As you travel, you’ll collect items that can improve your stats such as reduced damage or increasing maximum health. Powerful ones can include regaining some health automatically every 7 fights and upgrading it brings it down to 6 then 5 fights. Other items don’t buff you but instead increase the odds of money, health, treasure or shields spinning in certain slots. You’ll be braver spamming the spin button if you know there is a 15% chance of a potion in slot 1 for example. All these options feel quite valid but RP7 is a tough cookie to crack and that comes down the limited view of the path ahead of you.

As you’ll see in the screenshots, you can only see the 7 steps you are currently taking. In a great twist of gameplay, sometimes it rains and your hero moves faster as they want to get to an inn! This means you’ll only get a few seconds advanced warning of big dramas lying ahead. These include bombs that take away 5 health or cacti and lightning poles that sap damage from you. If you are caught on lower health but don’t spin a couple of potions quickly, suddenly its game over.
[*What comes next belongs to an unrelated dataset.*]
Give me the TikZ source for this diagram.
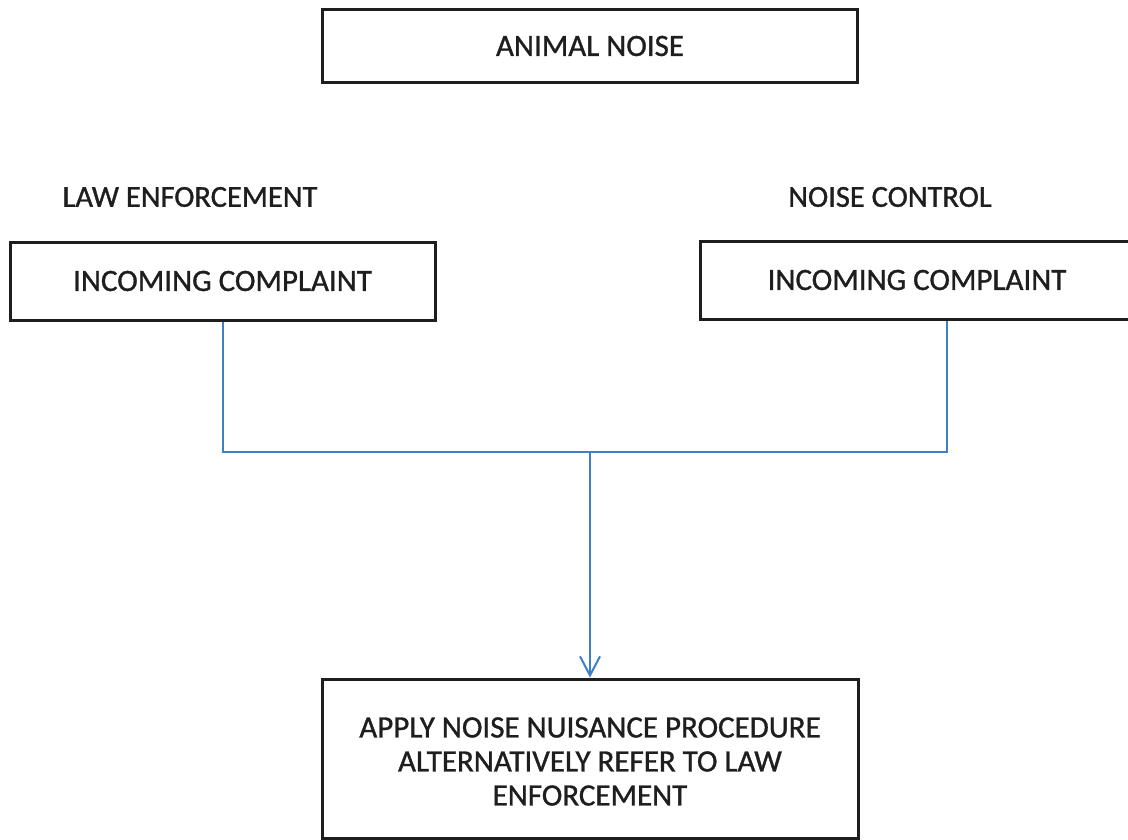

As you progress through the game, enemies start to bond together and create bigger, meaner versions of themselves. In some ways its like playing a match 2 or 3 game. Spin two fire bombs next to each other and they no longer take 3 health each, it’ll be 4. They’ll also explode the slots either side of them too, meaning you might have a nasty surprise straight afterwards. They do pay good money though so its back to the good old risk vs reward balance I mentioned early. It is what makes RP7 so compelling to play and since games are quite brisk, you can be in and out in half hour easily.

Bosses are a great addition to RP7 too. There are more bosses than levels and so you are given them in random rotation. Each one has its own unique attacks which again you can try to spin those encounters out of your path. When you then hit a boss that will trigger a total reshuffle of the 7 steps and so you’ll be constantly on your toes working out what to spin and remove. This is where the initially weird but quite cool control system comes into its own. Playing keyboard, you’ll be able to assign a slot to the ZXCVBNM keys and in theory you can spin all seven! It’s chaotic to do so but I found myself spamming spin like a rhythm action game sometimes whilst trying to survive. It takes a while to get used to but it becomes intuitive. When using a controller, you don’t have the same dexterity available. Instead you move an analogue stick around and you are limited to just three slots to spin. This means controller users will be disadvantaged so I recommend keyboard for now.

Different events or status ailments may crack, shatter or block you from picking up items or seeing what is hiding behind some vines.

Graphically, RP7 is cute as a button and the soundtrack is buoyant and jubilant. The more you play, the more items and effects become unlocked to added into the mix. When a run ends, you can take the money from a previous run and use it to buy some items for the start of the next run but there is no real meta progression. I’m on the fence with this decision because some runs really sucked and others felt like I was money farming to then have a “proper” run afterwards. I think this is where the early access release will help with balancing over time.

RP7: Spin Your Own Encounter is unique, engrossing, streamlined and enjoyable to play. There is a lot of luck involved but you can stack the odds in your favour and make your own luck with the slot spinning machine of life. It is a delight to play, full of replayability and new things to try and with balancing and even more content coming across early access, this should be an even greater title when it reaching V1.0.

Review code provided by publisher. Out now on Steam.

RP7: Spin Your Own Encounter
Final Thoughts
A great unique slot spinning RPG where skill, luck and quick decision making make for an engaging challenge.
Positives
Plays like nothing else.
Forcing quick decision making as things change and evolve at pace.
Stylish graphical design.
Keyboard control system works a treat.
Lots of content for replayability.
Negatives
Controller players are currently disadvantaged due to the three slot spin limit.
The balancing of rewards between runs feels too small, meaning that whilst the game itself is streamlined, the lack of meta progression means your overarching improvement may feel stagnant.